The epilogue of Jehu’s life reminds us that Jehu’s obedience was partial and incomplete. Because he was not diligent to keep all of God’s commands, serving Jehovah with all his heart, various forms of sin remained in Israel.

Jehu may have eradicated the false worship of Baal, but that does not mean his heart was right, or that he worshipped God with all his heart. Jehu may have been a “good king” in the sense that he did what God had asked of him. However, like his predecessors, he failed to remove the “high places” at Bethel and Dan, and limit sacrifice and worship to the temple in Jerusalem, as God had instructed (Deuteronomy 12:1-4, 1 Kings 9:3).
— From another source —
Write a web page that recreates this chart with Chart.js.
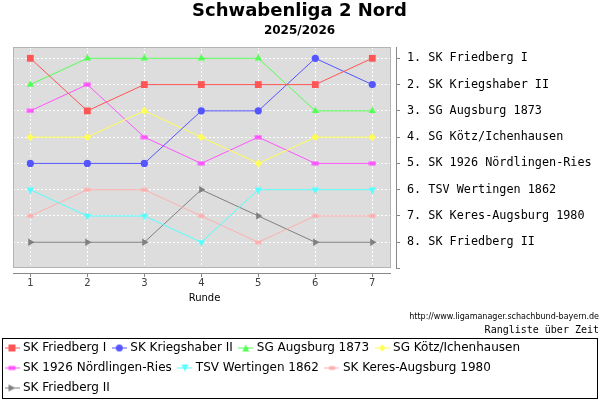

In the end, God expects obedience from His followers and an exclusive relationship with those who call Him Lord. Partial obedience only leads to partial blessing, and leaves room for even small, socially acceptable sin to spread if not challenged or destroyed.

(4) God anoints those whom He chooses. Jehu was one of those decisive, terrible, and ambitious, yet prudent, calculating, and passionless men whom God, from time to time, raises up to change the fate of empires and execute his judgments on the earth. In anointing both Jehu and Hazael of Syria as instruments of judgment, God demonstrated that He anoints and equips those whom He chooses, and not necessarily those whom we envision, admire, or look to in times of trouble.

Jehu may have been a bloodthirsty and sometimes ruthless killer; a trait God would remember and address in the days of the prophet Hosea (Hosea 1:4). Likewise, Hazael was a foreign adversary who frequently waged war against God’s people.

Scripture tells us, however, that even unlikely, imperfect rulers are established by God and used for His purposes (Romans 13, 1 Peter 2). Regardless of their intentions or inadequacies, God’s plan is far bigger and far greater than even that of the Jehus and the Ahabs of the world.

God anoints whom He chooses and uses whom He will for His purposes. Sometimes, they are used to bless God’s people. Other times, they are used as instruments of judgment. In the end, all leaders are accountable to God. As the Apostle Paul reminds us, “there is no authority except from God” (Romans 13:1 NASB).

Still, the failure of earthly kings and the leadership of earthly rulers serves as a reminder that God alone is sovereign, God alone is just, and God alone is king. When He moves, we would be wise to align ourselves to His will and choose His side over all others. In Him alone there is life.